With social media platforms dominating the way we interact and express our views, it becomes increasingly important for media outlets to be vigilant as to what is being posted on their platforms. A recent High Court decision has found that owners of social media pages are considered ‘publishers’ of comments made on their Facebook pages by third parties.
In July 2017, Mr Dylan Voller (Mr Voller) commenced defamation proceedings in the Supreme Court of New South Wales against Nationwide News Pty Ltd, Fairfax Media Publications Pty Ltd and Australian News Channel Pty Ltd (collectively referred to as the media companies).
The proceedings arose out of allegedly defamatory comments made by third parties on articles posted on the media companies’ Facebook pages.
The decision at trial
The primary judge, Justice Rotham, considered the question of whether Mr Voller had "established the publication element of the cause of action of defamation against the [media companies] in respect of each of the Facebook comments by third-party users".
Justice Rotham ultimately decided that Mr Voller had established the publication element of the cause of action, finding that the media companies “facilitated the posting of comments on articles published in their newspapers" and could not "escape the likely consequences of its action by turning a blind eye to it”.
The High Court appeal
Following Justice Rotham’s initial decision and dismissal of the media companies’ subsequent appeals to the Court of Appeal, the media companies were granted special leave to appeal to the High Court.
By a 5:2 majority, the High Court dismissed the media companies’ appeals with costs. In doing so, the High Court rejected the contention that, to be a publisher, the media companies must have knowledge of the allegedly defamatory matter and intend to convey it.

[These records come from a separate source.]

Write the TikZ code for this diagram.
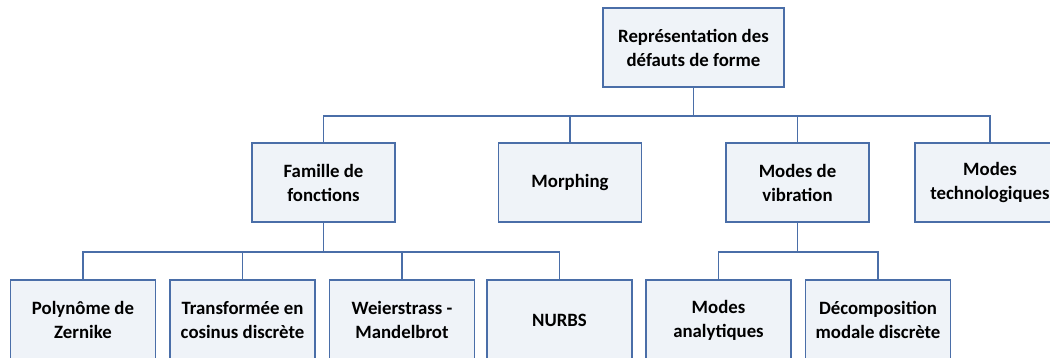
\documentclass[tikz,border=0pt]{standalone}
\usepackage{fontspec}
\setmainfont{Carlito}
\usepackage{tikz}
\usetikzlibrary{positioning, arrows.meta, calc}

\definecolor{boxfill}{RGB}{239,243,248}
\definecolor{boxedge}{RGB}{74,110,168}

\tikzset{
  bloc/.style={draw=boxedge, fill=boxfill, line width=1.4pt, align=center,
    minimum width=145pt, minimum height=80pt, inner sep=2pt,
    font=\fontsize{18.8}{24}\selectfont\bfseries},
  lien/.style={draw=boxedge, line width=1.3pt}
}

\begin{document}
\begin{tikzpicture}[x=1pt, y=-1pt]
\useasboundingbox (0,0) rectangle (1050,358);
\clip (0,0) rectangle (1050,358);

% racine
\node[bloc, minimum width=181pt, minimum height=79pt] (racine) at (693.5,47.5) {Repr\'esentation des\\d\'efauts de forme};

% niveau 1
\node[bloc, minimum width=143pt, minimum height=79pt] (famille) at (323.5,182.5) {Famille de\\fonctions};
\node[bloc, minimum width=143pt, minimum height=79pt] (morphing) at (570,182.5) {Morphing};
\node[bloc, minimum width=143pt, minimum height=79pt] (vibration) at (797.5,182.5) {Modes de\\vibration};
\node[bloc, minimum width=150pt, minimum height=79pt] (techno) at (990,182.5) {Modes\\technologiques};

% niveau 2
\node[bloc] (zernike) at (83,320) {Polyn\^ome de\\Zernike};
\node[bloc] (cosinus) at (242.5,320) {Transform\'ee en\\cosinus discr\`ete};
\node[bloc] (weier) at (402,320) {Weierstrass -\\Mandelbrot};
\node[bloc] (nurbs) at (559.5,320) {NURBS};
\node[bloc] (analytique) at (718.5,320) {Modes\\analytiques};
\node[bloc] (modale) at (878,320) {D\'ecomposition\\modale discr\`ete};

% bus
\coordinate (busA) at (0,116);
\coordinate (busB) at (0,252);

\foreach \f in {famille, morphing, vibration, techno}
  \draw[lien] (racine.south) |- (\f.north |- busA) -- (\f.north);
\foreach \f in {zernike, cosinus, weier, nurbs}
  \draw[lien] (famille.south) |- (\f.north |- busB) -- (\f.north);
\foreach \f in {analytique, modale}
  \draw[lien] (vibration.south) |- (\f.north |- busB) -- (\f.north);
\end{tikzpicture}
\end{document}
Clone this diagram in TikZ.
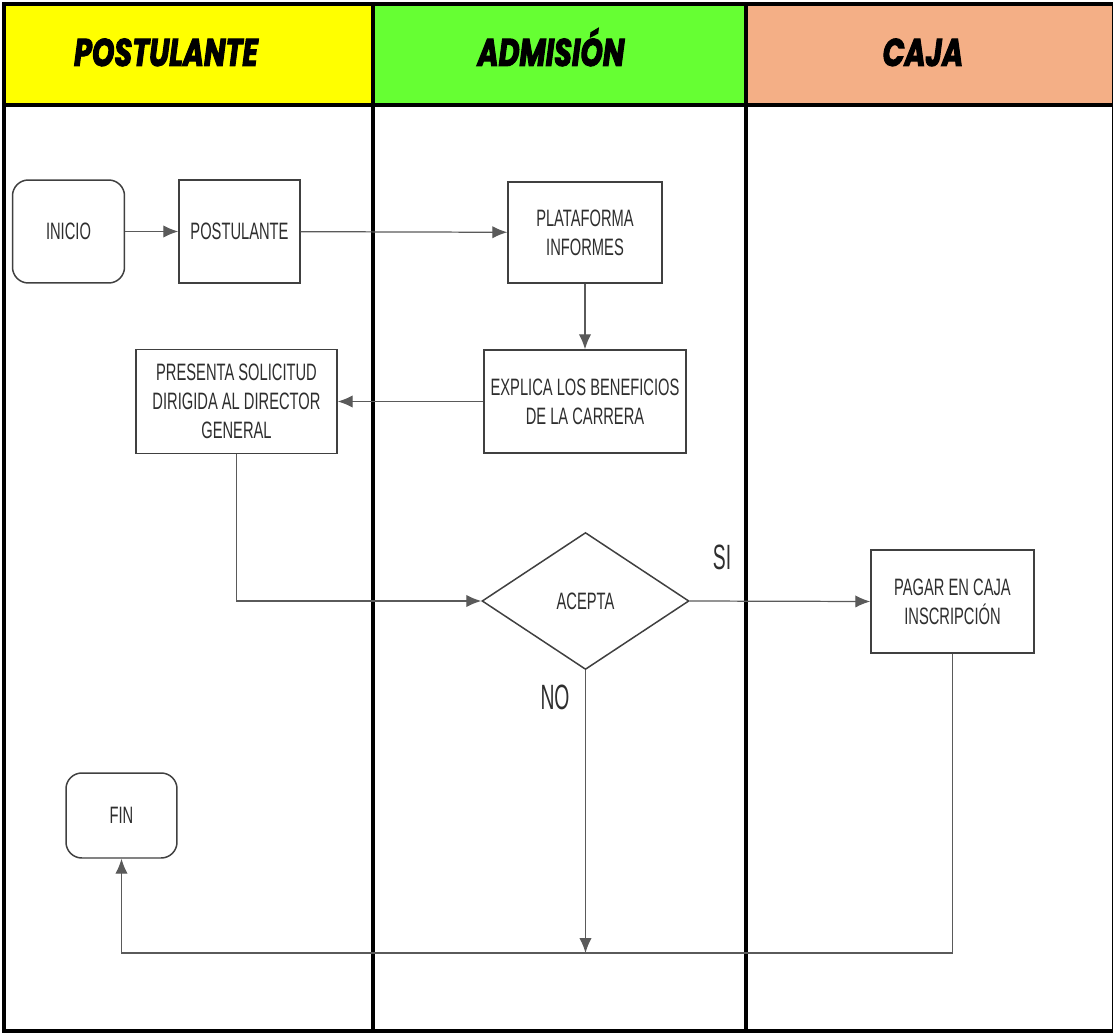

Chief Justice Kiefel, together with Justices Keane and Gleeson stated that, “the Court of Appeal was correct to hold that the acts of the [media companies] in facilitating, encouraging and thereby assisting the posting of comments by the third-party Facebook users rendered them publishers of those comments”.
Justices Gageler and Gordon, also in the majority, stated that, “The [media companies] chose to operate public Facebook pages in order to engage commercially with that significant segment of the population… The [media companies’] attempt to portray themselves as passive and unwitting victims of Facebook's functionality has an air of unreality. Having taken action to secure the commercial benefit of the Facebook functionality, the appellants bear the legal consequences”.
The decision emphasises the need for owners of social media pages – whether they be media companies or otherwise – to have appropriate mechanisms in place to monitor and control the ability of third parties to post content on their pages. It is hoped that the scope of this obligation will be clarified in due course, noting NSW is currently undertaking a review of national defamation laws to examine the extent to which platforms such as search engines and social media sites should be liable for reputation-damaging material published online. However, unless or until such time as there is legislative reform in this area, we encourage all those who permit third parties to post content on their pages to review their risk management framework.